FROM a shop steward’s daughter sitting cross-legged at Cowley’s British Leyland plant, to becoming one of the most powerful women in the country, Frances O’Grady’s rise has been spectacular.

The Oxford-born 53-year-old became the first female general secretary of the Trades Union Congress (TUC) this year.

She said her appointment, where she has been deputy general secretary since 2003, was “an incredible honour”.

The daughter of British Leyland worker Jim O’Grady, she grew up on Oxford’s Wood Farm estate.

She said: “I’ve got happy memories of Wood Farm, especially my little school [Wood Farm Junior School]. There were so many big families.

“I remember things like going down Cuckoo Lane to watch Oxford United play, and swimming in the rivers.”

The Cowley car plant – plagued by industrial disputes in the 1970s and 1980s – played a big part in her family’s life.

She said: “There was a social club up there and, despite all the troubles at Cowley, one of my fond memories was that all the kids of the workers would go up, sit cross-legged and watch films and be given a Mars bar and an ice cream.

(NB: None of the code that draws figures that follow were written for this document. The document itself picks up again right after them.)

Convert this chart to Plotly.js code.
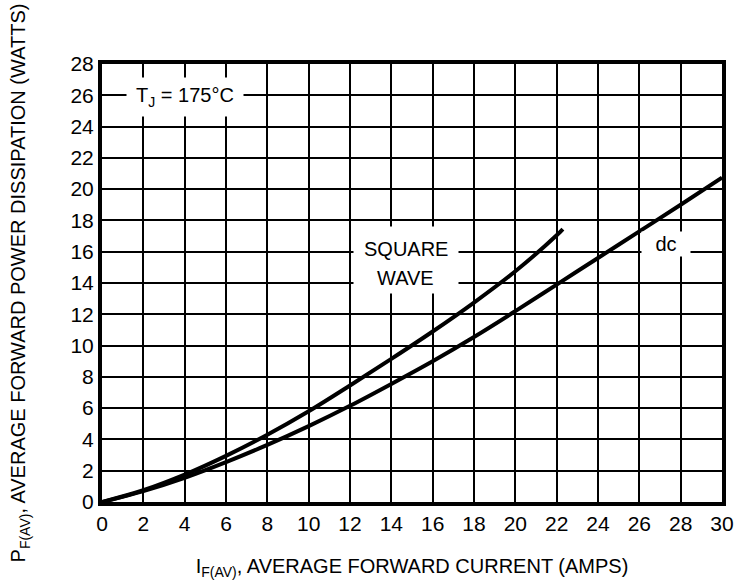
<!DOCTYPE html>
<html><head><meta charset="utf-8">
<script src="https://cdn.plot.ly/plotly-3.0.1.min.js"></script>
<style>body{margin:0;background:#fff}</style>
</head><body>
<div id="chart" style="width:737px;height:585px"></div>
<script>
const dcCurrent = [0, 2, 4, 6, 8, 10, 12, 14, 16, 18, 20, 22, 24, 26, 28, 30];
const dcPower   = [0, 0.7, 1.55, 2.55, 3.65, 4.85, 6.15, 7.55, 9.0, 10.55, 12.2, 13.9, 15.6, 17.3, 19.0, 20.74];
const sqCurrent = [0, 2, 4, 6, 8, 10, 12, 14, 16, 18, 20, 22, 22.3];
const sqPower   = [0, 0.75, 1.75, 2.95, 4.3, 5.8, 7.45, 9.15, 10.9, 12.75, 14.75, 17.05, 17.45];
const xTicks = [0,2,4,6,8,10,12,14,16,18,20,22,24,26,28,30];
const yTicks = [0,2,4,6,8,10,12,14,16,18,20,22,24,26,28];

const FONT = '"Liberation Sans Narrow", "Liberation Sans", Arial, sans-serif';
const lineStyle = {color: '#000', width: 4, shape: 'spline', smoothing: 1};

const data = [
  {x: dcCurrent, y: dcPower, mode: 'lines', line: lineStyle, name: 'dc', showlegend: false, hoverinfo: 'skip'},
  {x: sqCurrent, y: sqPower, mode: 'lines', line: lineStyle, name: 'SQUARE WAVE', showlegend: false, hoverinfo: 'skip'}
];

const layout = {
  width: 737, height: 585,
  margin: {l: 102, r: 15, t: 64, b: 83},
  paper_bgcolor: '#fff', plot_bgcolor: '#fff',
  font: {family: FONT, color: '#000', size: 18},
  xaxis: {
    range: [0, 30], tickvals: xTicks, ticktext: xTicks.map(String),
    showgrid: true, gridcolor: '#000', gridwidth: 2,
    showline: true, linecolor: '#000', linewidth: 4, mirror: true,
    zeroline: false, ticks: '', tickfont: {family: FONT, size: 21},
    title: {text: 'I<sub>F(AV)</sub>, AVERAGE FORWARD CURRENT (AMPS)', font: {family: FONT, size: 20}, standoff: 26}
  },
  yaxis: {
    range: [0, 28], tickvals: yTicks, ticktext: yTicks.map(String),
    showgrid: true, gridcolor: '#000', gridwidth: 2,
    showline: true, linecolor: '#000', linewidth: 4, mirror: true,
    zeroline: false, ticks: '', tickfont: {family: FONT, size: 21},
    title: {text: 'P<sub>F(AV)</sub>, AVERAGE FORWARD POWER DISSIPATION (WATTS)', font: {family: FONT, size: 20}, standoff: 40}
  },
  annotations: [
    {x: 4.0, y: 25.9, xref: 'x', yref: 'y', text: 'T<sub>J</sub> = 175°C', showarrow: false,
     bgcolor: '#fff', width: 116, height: 38, borderpad: 0, font: {family: FONT, size: 20}},
    {x: 14.7, y: 15.47, xref: 'x', yref: 'y', text: ' ', showarrow: false,
     bgcolor: '#fff', width: 104, height: 66, borderpad: 0, font: {family: FONT, size: 20}},
    {x: 14.7, y: 16.2, xref: 'x', yref: 'y', text: 'SQUARE', showarrow: false,
     font: {family: FONT, size: 20}},
    {x: 14.7, y: 14.3, xref: 'x', yref: 'y', text: 'WAVE', showarrow: false,
     font: {family: FONT, size: 20}},
    {x: 27.3, y: 16.5, xref: 'x', yref: 'y', text: 'dc', showarrow: false,
     bgcolor: '#fff', width: 48, height: 24, borderpad: 0, font: {family: FONT, size: 20}}
  ]
};

Plotly.newPlot('chart', data, layout, {displayModeBar: false, staticPlot: true});
</script>
</body></html>
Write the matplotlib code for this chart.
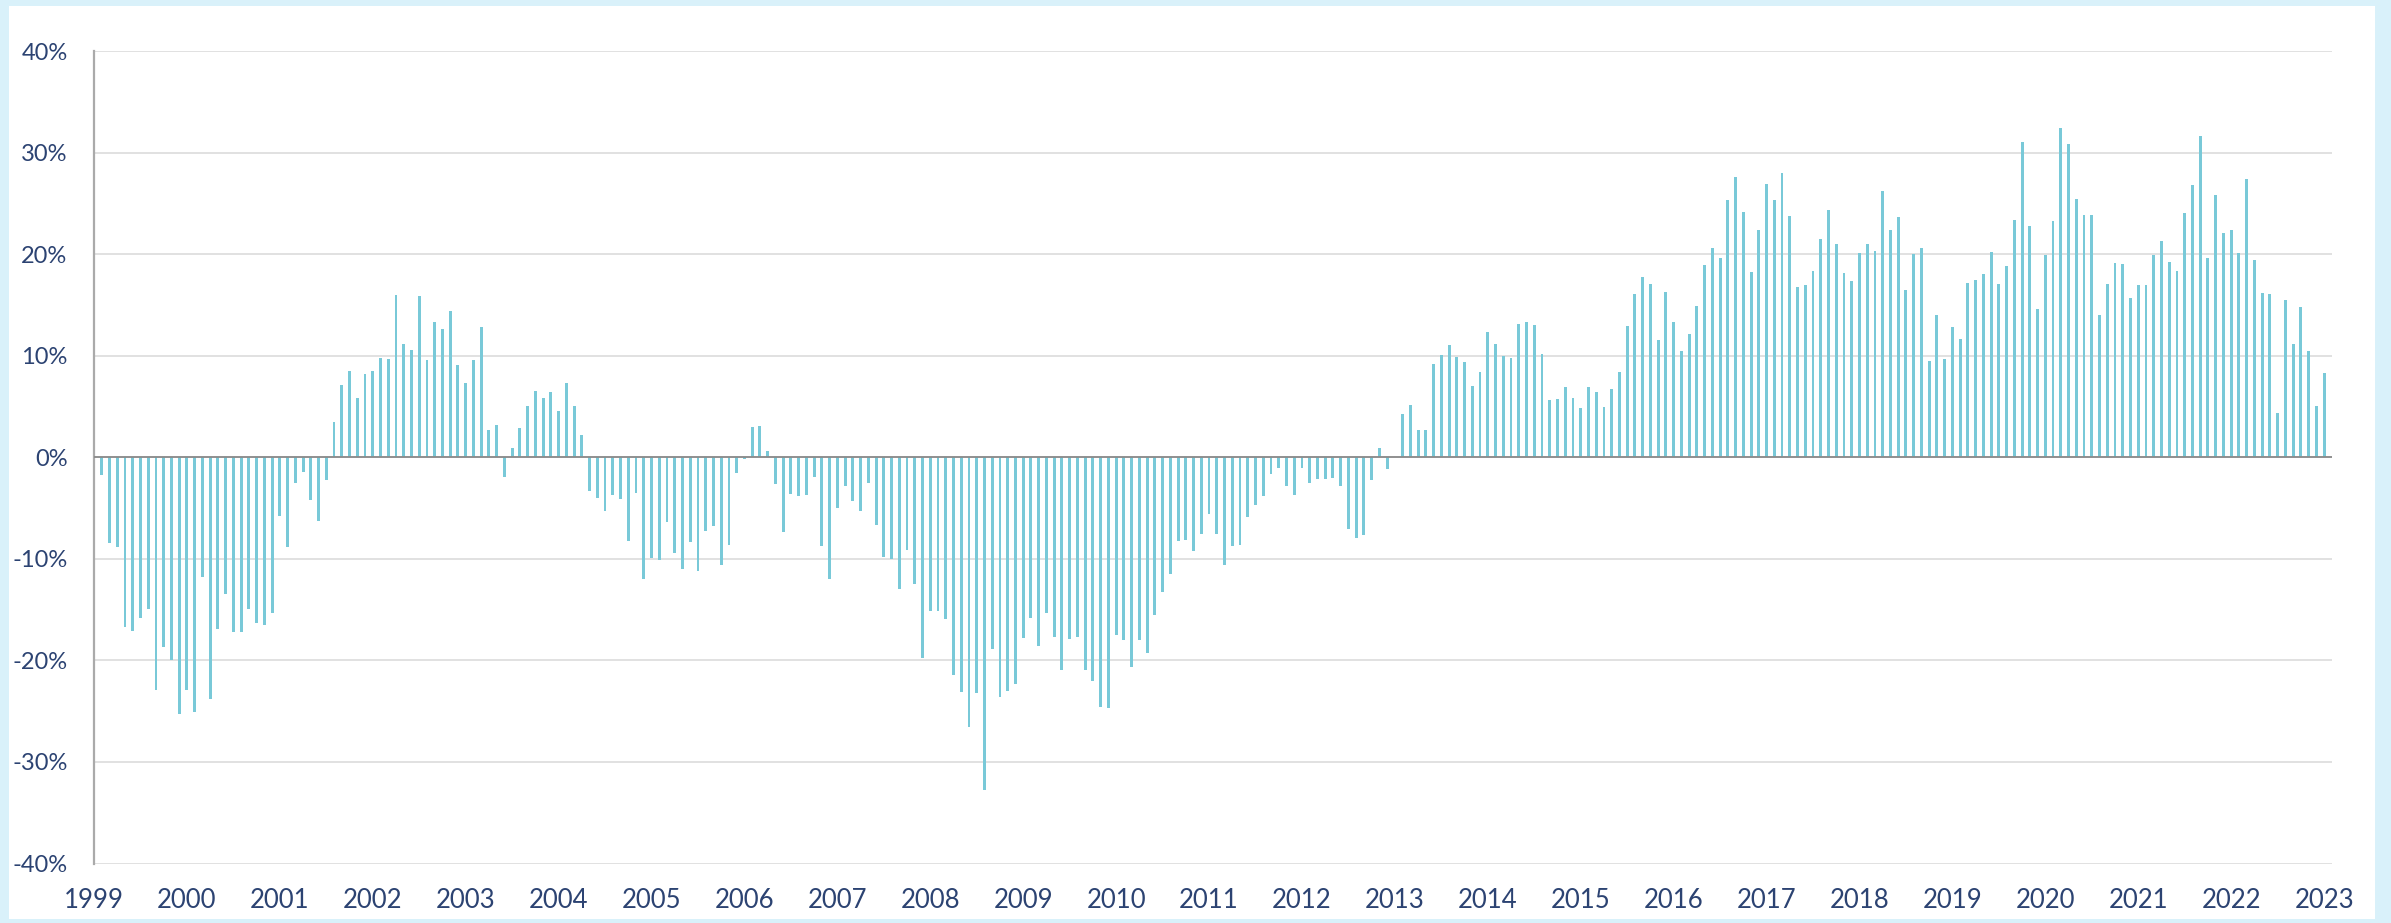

“It was this great event that everybody looked forward to.”

As a teenager in the 1970s she worked at Paris’s Newsagent, in Headington, Marks & Spencer in the city centre, and Oxford University’s Somerville College.

It was during that short-lived job serving Oxford dons that she became aware of the city’s ‘Town and Gown’ divide.

It was a job that quickly came to an end, she admits, after she placed a very hot plate on the shoulder of a guest while listening in to conversations.

She added: “There was a really sharp contrast between North and South. I would say it was sharper than it is now.”

The car industry’s woes were often blamed on poor relationships between bosses and unions, but Mrs O’Grady said owners failed to adapt to the times.

She said: “There was a lack of development of new products and quality standards which was a major problem for the British car industry at the time.

“I remember one of the pamphlets I’d kept was arguing that the company needed to invest in hybrid and electric cars, arguing that Japan had already built prototypes.

“If only the industry had listened to its workers back then, Britain would be a market leader in green cars.”

She worked for the Transport and General Workers’ Union and started with the TUC as campaigns secretary in 1994.

Trade unionism was definitely in Ms O’Grady’s blood – grand-father Eddie Hamilton was in the Irish Transport and General Workers’ Union.

But she said: “We can’t rely on trade unions being handed down the generations.

“There are large numbers of young people who have never been in a union and unions need to change and encourage people to join.”